Upload your ontology descriptor files (see examples/ folder) under https://serveruri/Upload.html The descriptor files, containing tab-separated fields are:
- examples/dbpedia_2014_classes.csv Classname, "true"/"false", Description, where the boolean indicates whether or not the class describes individual names
- examples/dbpedia_2014_subclasses.csv Superclass, Subclass
- examples/dbpedia_2014_relations.csv domainClass, relation, rangeClass, from ("1", "m"), to ("1", "m"), isDataTypeProperty ("true", "false"), mergedName, description
- groups.csv from step 6.
Several notes here:
- Please be aware that this drops all existing data, we will likely provide a more convenient upgrade mechanism in the future.

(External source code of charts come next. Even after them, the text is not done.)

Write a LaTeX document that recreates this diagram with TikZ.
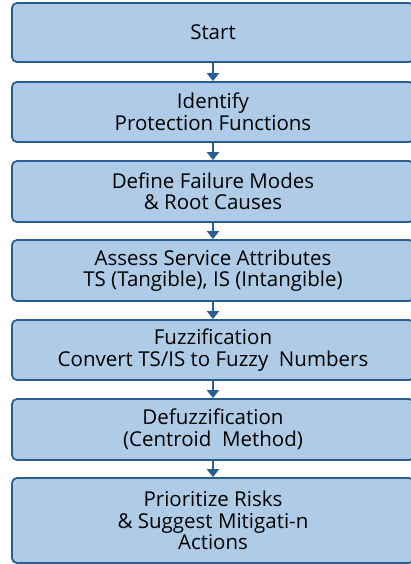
\documentclass[tikz,border=0pt]{standalone}
\usepackage{fontspec}
\setmainfont{Open Sans}
\usetikzlibrary{arrows.meta}
\definecolor{boxfill}{HTML}{AECBE8}
\definecolor{boxline}{HTML}{2A5E93}
\begin{document}
\begin{tikzpicture}[x=1pt,y=-1pt]
\tikzstyle{every node}+=[font=\fontsize{20.5}{21.5}\selectfont]
\tikzstyle{stepbox}=[draw=boxline, fill=boxfill, line width=1.8pt, rounded corners=5pt,
  minimum width=402pt, align=center, inner sep=0pt]
\tikzstyle{flow}=[draw=boxline, line width=2pt, -{Triangle[width=12pt,length=8pt]}]
\useasboundingbox (0,0) rectangle (411,564);
\fill[white] (0,0) rectangle (411,564);
\node[stepbox, minimum height=59pt] (start) at (213,32.5) {Start};
\node[stepbox, minimum height=60pt] (ident) at (213,112) {Identify\\Protection Functions};
\node[stepbox, minimum height=61pt] (modes) at (213,191.5) {Define Failure Modes\\\& Root Causes};
\node[stepbox, minimum height=61pt] (assess) at (213,270.5) {Assess Service Attributes\\TS (Tangible), IS (Intangible)};
\node[stepbox, minimum height=60pt] (fuzz) at (213,350) {Fuzzification\\Convert TS/IS to Fuzzy\ \ Numbers};
\node[stepbox, minimum height=61pt] (defuzz) at (213,429.5) {Defuzzification\\(Centroid\ \ Method)};
\node[stepbox, minimum height=85pt] (prior) at (213,520.5) {Prioritize Risks\\\& Suggest Mitigati-n\\Actions};
% connectors
\draw[flow] (start) -- (ident);
\draw[flow] (ident) -- (modes);
\draw[flow] (modes) -- (assess);
\draw[flow] (assess) -- (fuzz);
\draw[flow] (fuzz) -- (defuzz);
\draw[flow] (defuzz) -- (prior);
\end{tikzpicture}
\end{document}
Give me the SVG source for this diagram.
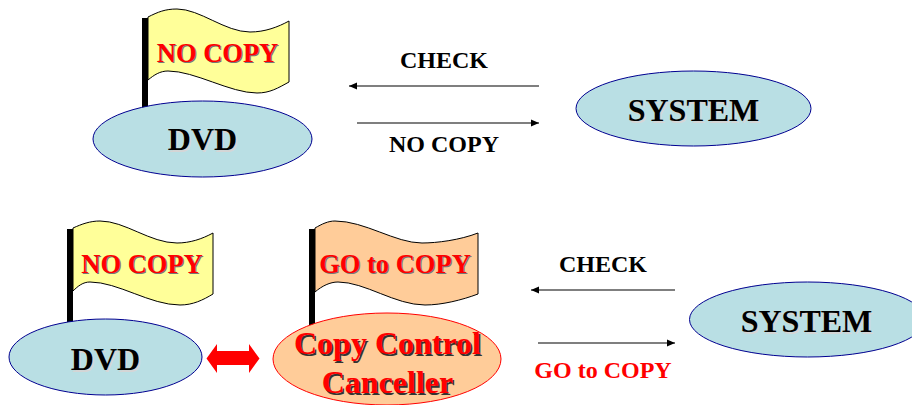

- Since there is quite a mismatch between ontologies and what annotators are actually required to utilize, you currently have to provide those files manually. We are working on an addon that let's you pick and choose which parts of an ontology file you want to import.
The configuration also let's you configure URI prefixes for the triples in the RDF and annotation export files (examples are for dbpedia URIs).

Adding your (pre-annotated) corpus

Import a zipped dataset (tokenized publication + annotations). The bulk import script will automatically assign users to their respective publications. Filenames follow the scheme PublicationName_username.extension, where extension is csv for tokenizations and annodbfor pre-existing annotations (see example files).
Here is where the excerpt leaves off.